Keep it in the fridge until delivery. Easy peasy. If your cake is well constructed, and the perishables are sealed inside nice and snug beneath layers of frosting (like 99.999 percent of cakes that I have ever seen....it'll be fine.

You may ignore my rantings and return to normal programming. icon_biggrin.gif

__Jamie__ Posted 27 Jul 2009 , 3:24am
post #18 of 23

Oh. Cream cheese and strawberries. Hmmmm, I think I withdraw my previous comments. Either way, no I wouldn't want anyone moving my cake either. Nuh uh. I would figure out a way to deliver this as last minute as possible without walking in on the reception. icon_biggrin.gif

leah_s Posted 27 Jul 2009 , 2:22pm
post #19 of 23

Hold on. You're delivering the cake 2 DAYS before the wedding?

And everyone is right. if you are not familiar with a restaurant walk-inl you should go smell one. They pretty much all smell the same. It's a unique mingling of vegetables and foods, but not a nice place for cakes.

Bottom line here is that YOU are the expert and you have to do what is best for your product. YOU call the shots.

i would not agree to cream cheese in any event because I find it a nightmare to decorate with, and there is a fine alternative to Bavarian Creme that is shelf stable. Frankly, I would not serve Bavarian Creme (the real stuff) to the public when i was not in control of the product from the time I made it until the time I set it up. That is without a doubt a potentially hazardous food

ZlatkaT Posted 27 Jul 2009 , 2:32pm
post #20 of 23

[quote="leahs"]Hold on. You're delivering the cake 2 DAYS before the wedding?

And everyone is right. if you are not familiar with a restaurant walk-inl you should go smell one. They pretty much all smell the same. It's a unique mingling of vegetables and foods, but not a nice place for cakes.

NONO!!! I meant the cake would be 2 days old from baking. I am delivering the cake 2 hour before reception. Sorry my english was not clear icon_smile.gif

DeeDelightful Posted 27 Jul 2009 , 9:02pm
post #21 of 23

Can you deliver it later, closer to time for the reception?

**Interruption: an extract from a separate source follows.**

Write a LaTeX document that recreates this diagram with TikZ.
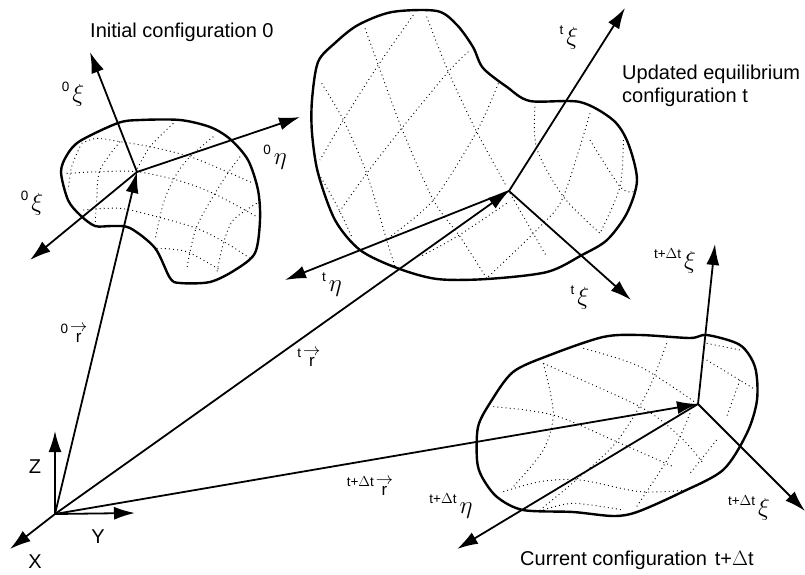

ZlatkaT Posted 27 Jul 2009 , 10:06pm
post #22 of 23

Well, I probably will delivery 1 hour prior. I was just thinking, in case of accident/disaster, I will have 2 hours to get some other cake from store. This is my first tiered cake, delivered stacked. I should have all the knowledge of stacking etc, but never did it. Actually I made one practice cake, just two tiers, and drove around the town, and it was fine. But the thing with the fridge offered to me is still in my head. It would be good for the cake (as of the fillings), BUT the give the responsibility to the staff to move the cake is just not right with my feeling.
Thank you for ALL your opinion - it matters to me alot.

leah_s Posted 27 Jul 2009 , 10:31pm
post #23 of 23

If you're delivering stacked, please use SPS. It will be fine.